NYSE Liffe U.S. began trading in futures contracts based on the Depository Trust & Clearing Corp. repurchase agreement indexes to enhance dealers ability to hedge short-term interest rates.
The futures contracts, which began today, track movements in the $400 billion market for general collateral finance repurchase agreements using three DTCC GCF Repo indices. Changes in repo rates affect dealers financing costs, which use them to finance debt holdings as well as to increase leverage.
The scandal impairing confidence in the London interbank offered rate, a benchmark for $360 trillion in securities, may help drive demand for the futures. Libor’s reputation has been dented by Barclays Plc (BARC)’s admission that it submitted false Libor rates.

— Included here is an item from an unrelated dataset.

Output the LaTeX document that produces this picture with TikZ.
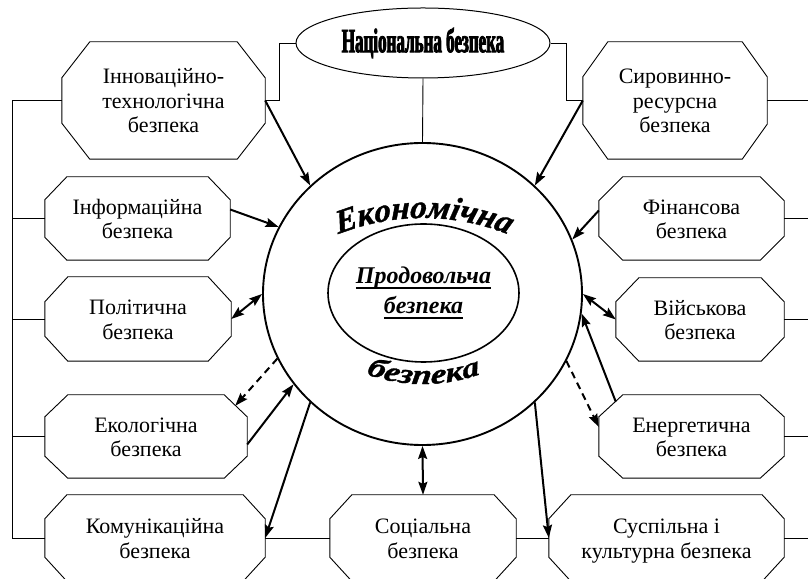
\documentclass[tikz,border=0pt]{standalone}
\usepackage{fontspec}
\setmainfont{Liberation Serif}
\newfontfamily\natfont[FakeStretch=0.5,FakeBold=2.5]{Liberation Serif}
\newfontfamily\ecofont[UprightFont=* Bold Italic,FakeSlant=0.12,FakeBold=1.2]{Liberation Serif}
\newfontfamily\foodfont[UprightFont=* Bold Italic]{Liberation Serif}
\newfontfamily\bezfont[UprightFont=* Bold Italic,FakeStretch=1.25,FakeSlant=0.12,FakeBold=1.2]{Liberation Serif}
\usetikzlibrary{arrows.meta,shapes.geometric,decorations.text}
\newcommand\myul[1]{\setbox0\hbox{#1}\rlap{\rule[-5pt]{\wd0}{2.2pt}}\box0}
\newcommand\btxt[1]{\raisebox{-3pt}[\height][\depth]{\begin{tabular}{@{}c@{}}#1\end{tabular}}}
\newcommand\octbox[3]{\draw[line width=0.9pt] ([xshift=#2pt]#1.north west) -- ([xshift=-#2pt]#1.north east) -- ([yshift=-#3pt]#1.north east) -- ([yshift=#3pt]#1.south east) -- ([xshift=-#2pt]#1.south east) -- ([xshift=#2pt]#1.south west) -- ([yshift=#3pt]#1.south west) -- ([yshift=-#3pt]#1.north west) -- cycle;}
\tikzset{
  box/.style={rectangle, draw=none, inner sep=0pt, font=\fontsize{22}{24.5}\selectfont},
  tip/.tip={Stealth[length=13pt,width=9pt,inset=2pt]},
  arr/.style={line width=2pt, -tip},
  darr/.style={line width=2pt, tip-tip},
  dasharr/.style={arr, dash pattern=on 7pt off 5pt},
  lnk/.style={line width=0.9pt}
}
\begin{document}
\begin{tikzpicture}[x=1pt,y=1pt]
\useasboundingbox (0,0) rectangle (808,578);
\clip (0,0) rectangle (808,578);

\node[ellipse, draw, line width=1pt, minimum width=254pt, minimum height=70pt, inner sep=0pt] (nat) at (423,535) {\natfont\bfseries\fontsize{34}{34}\selectfont Національна безпека};
\node[ellipse, draw, line width=1.9pt, minimum width=319pt, minimum height=302pt, inner sep=0pt] (eco) at (422.5,284) {};
\node[ellipse, draw, line width=1.6pt, minimum width=147pt, minimum height=138pt, inner sep=0pt, align=center, font=\foodfont\fontsize{24}{30}\selectfont] (food) at (423.5,285) {\myul{Продовольча}\\\myul{безпека}};

% left column
\node[box, minimum width=203pt, minimum height=117pt] (b1) at (163.5,477.5) {\btxt{Інноваційно-\\технологічна\\безпека}};
\node[box, minimum width=185pt, minimum height=83pt] (b2) at (137.5,359.5) {\btxt{Інформаційна\\безпека}};
\node[box, minimum width=186pt, minimum height=84pt] (b3) at (138,259) {\btxt{Політична\\безпека}};
\node[box, minimum width=202pt, minimum height=83pt] (b4) at (146,141.5) {\btxt{Екологічна\\безпека}};
\node[box, minimum width=220pt, minimum height=86pt] (b5) at (155,40) {\btxt{Комунікаційна\\безпека}};
% bottom
\node[box, minimum width=186pt, minimum height=86pt] (b6) at (423,40) {\btxt{Соціальна\\безпека}};
\node[box, minimum width=235pt, minimum height=86pt] (b7) at (666.5,40) {\btxt{Суспільна і\\культурна безпека}};
% right column
\node[box, minimum width=184pt, minimum height=117pt] (b11) at (675,477.5) {\btxt{Сировинно-\\ресурсна\\безпека}};
\node[box, minimum width=185pt, minimum height=83pt] (b10) at (691.5,359.5) {\btxt{Фінансова\\безпека}};
\node[box, minimum width=168pt, minimum height=83pt] (b8) at (700,258.5) {\btxt{Військова\\безпека}};
\node[box, minimum width=185pt, minimum height=83pt] (b9) at (691.5,141.5) {\btxt{Енергетична\\безпека}};

\octbox{b1}{28}{36}
\octbox{b2}{22}{23}
\octbox{b3}{23}{25}
\octbox{b4}{23}{22}
\octbox{b5}{22}{24}
\octbox{b6}{22}{24}
\octbox{b7}{22}{24}
\octbox{b11}{25}{35}
\octbox{b10}{24}{24}
\octbox{b8}{23}{24}
\octbox{b9}{24}{22}

% arc texts
\path[decorate, decoration={text along path, text align=center, text={|\ecofont\fontsize{33}{33}\selectfont|Економічна}}] (315.02,333.07) arc[start angle=118, end angle=62, radius=230];
\path[decorate, decoration={text along path, text align=center, text={|\bezfont\fontsize{28}{28}\selectfont|безпека}}] (351.16,209.93) arc[start angle=245, end angle=295, radius=170];

% plain links
\draw[lnk] (nat.west) -- ++(-16,0) |- (b1.east);
\draw[lnk] (nat.east) -- ++(16,0) |- (b11.west);
\draw[lnk] (nat.south) -- (eco.north);
\coordinate (lbus) at (12,0);
\coordinate (rbus) at (812,0);
\draw[lnk] (b1.west) -| (lbus |- b5.west) -- (b5.west);
\foreach \b in {b2,b3,b4} \draw[lnk] (\b.west) -- (\b.west -| lbus);
\foreach \b in {b11,b10,b8,b9,b7} \draw[lnk] (\b.east) -- (\b.east -| rbus);
\draw[lnk] (b5.east) -- (b6.west);
\draw[lnk] (b6.east) -- (b7.west);

% arrows
\draw[arr] (b1.east) -- (eco.136);
\draw[arr] ([yshift=9pt]b2.east) -- (eco.155);
\draw[darr] (b3.east) -- (eco.180);
\draw[dasharr] (eco.204) -- ([xshift=-12pt,yshift=-11pt]b4.north east);
\draw[arr] ([yshift=-8pt]b4.east) -- (eco.215);
\draw[arr] (eco.224) -- (b5.east);
\draw[darr] (b6.north) -- (eco.south);
\draw[arr] (eco.316) -- (b7.west);
\draw[dasharr] (eco.335) -- ([yshift=9.5pt]b9.west);
\draw[arr] ([xshift=17pt,yshift=-7pt]b9.north west) -- (eco.353);
\draw[darr] (eco.0) -- (b8.west);
\draw[arr] ([yshift=8pt]b10.west) -- (eco.20);
\draw[arr] (b11.west) -- (eco.44);
\end{tikzpicture}
\end{document}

Other banks have lowballed submissions, according to testimony before British lawmakers this month week from Robert Diamond, who resigned as chief executive officer after Barclays was fined 290 million pounds ($451 million) in the scandal.

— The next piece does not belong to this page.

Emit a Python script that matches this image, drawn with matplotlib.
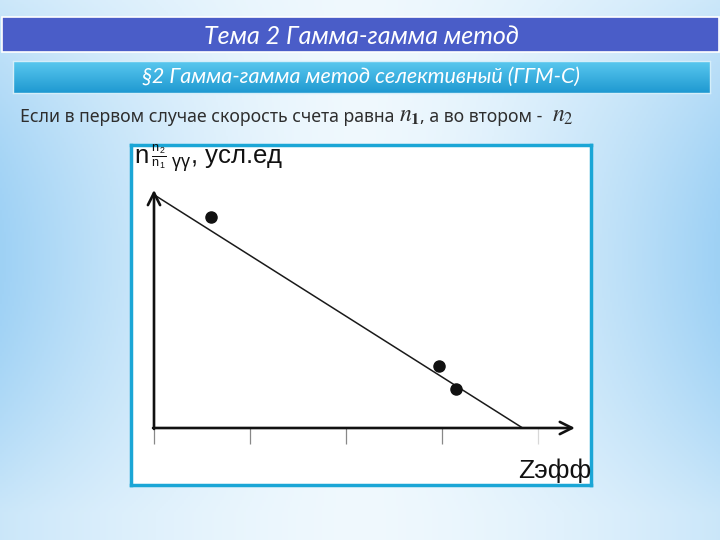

“The new repo futures will be met with strong interest,” Brian Smedley, a strategist in New York at Bank of America Corp., said in a telephone interview on July 9. “It will be attractive for both those who need funding, like hedge funds or dealers, and want to hedge as well as from investors. Repo is certainly one of the most important money market rates.”
In a repurchase, or repo, agreement, U.S. government securities are exchanged for cash, with the debt held as collateral for the loan. Dealers agree to repurchase the securities at a later date and cash is sent back to the lender.
The average rate for borrowing and lending Treasuries for one day through repurchase, or repo, agreements, climbed to a 22-month high of 0.297 percent July 2, up from minus 0.001 percent on Dec. 30, the DTCC index shows. The measure was 0.207 percent on July 13.
In a general collateral repo transaction, the lender of funds is willing to accept a variety of Treasury, mortgage- backed securities or agency collateral.
The NYSE Liffe U.S., a unit of NYSE Euronext, is listing 30-day contracts for 24 consecutive months based on DTCC’s repo index for Treasuries, agencies and agency MBS. The New York- based DTCC’s Fixed Income Clearing Corporation processes more than $3 trillion in repos each day.
GCF repo, a fraction of the $5.5 trillion repo market, was introduced in 1998 by DTCC’s Fixed Income Clearing Corp. unit with JPMorgan Chase & Co. and Bank of New York Mellon Corp., the clearing banks that function as the agent and collateral holder in tri-party repo transactions.
Trading in the repo futures may reach 500,000 contracts a day, Citigroup Inc. analysts Neela Gollapudi and Timothy Chung wrote in a July 6 note to clients. “We would not be surprised if it takes several quarters to several years” to get to that level, they said.
In March 2011, the NYSE Liffe U.S. began offering futures trading for Eurodollar contracts, as part of an overall effort to take on CME Group Inc. (CME), the world’s largest futures exchange. Eurodollar futures have historically been one of CME Group’s most-traded interest-rate products.
CME Group Inc. still has the most-popular interest-rate future in the Eurodollar, even as trading volume in the first quarter fell 19.2 percent from a year earlier, according to statistics compiled by the Futures Industry Association, an industry trade and lobbying group. The contract tracks interest- rate movements over three months and settles against Libor.